# Show that if a ∈ R, then: sup{r ∈ Q : r < a} = a .

• Sep 30th 2010, 09:14 AM
habsfan31
Show that if a ∈ R, then: sup{r ∈ Q : r < a} = a .
Show that if a ∈ R, then:
sup{r ∈ Q : r < a} = a .

Seems like a very simple question, but the r is throwing me off. Do you prove it the same way as a natural number using an epsilon? or how do you prove a supremum with a rational number.
• Sep 30th 2010, 09:28 AM
Plato
Quote:

Originally Posted by habsfan31
Show that if a ∈ R, then:
sup{r ∈ Q : r < a} = a .

We know that $\displaystyle \sigma = \sup \left\{ {r \in \mathbb{Q}:r < a}\right\}$ exists.
Also $\displaystyle \sigma \le a$ because $\displaystyle a$ is an upper bound for the set.
Suppose that $\displaystyle \sigma<a$ then $\displaystyle \sigma<\dfrac{a+\sigma}{2}<a$.
That will give a contradication.
• Sep 30th 2010, 09:41 AM
habsfan31
Thanks, but im confused. How is http://www.mathhelpforum.com/math-he...cee5e4cfae.png a contradiction?
• Sep 30th 2010, 09:51 AM
Plato
Do you realize that between any two numbers there is a rational number?
• Sep 30th 2010, 09:55 AM
habsfan31
Yes.
• Sep 30th 2010, 03:16 PM
habsfan31
K i received help from a friend who took the course, hes not sure if hes right though.

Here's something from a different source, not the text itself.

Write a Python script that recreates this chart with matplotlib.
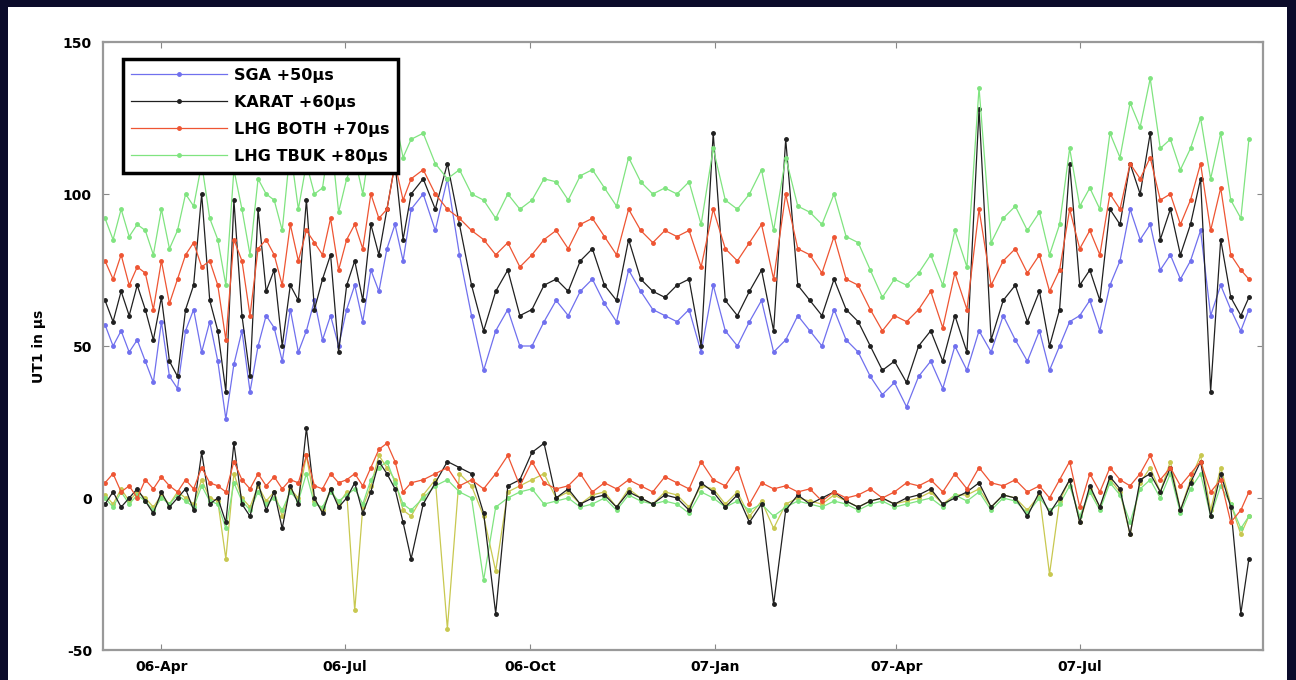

He says that since Q is dense in R, every nonempty interval of R contains a rational.

From the definition of the set S = sup{r ∈ Q : r < a} it follows a is an upper bound of the set S. For every ε >0, the density of the rationals in R shows there is a rational r in (a - ε, a). So, a - ε < r < a, which shows a = sup S is the least upper bound of S.

Is this approach correct?
• Sep 30th 2010, 03:19 PM
Plato
Well of course. That was the whole point.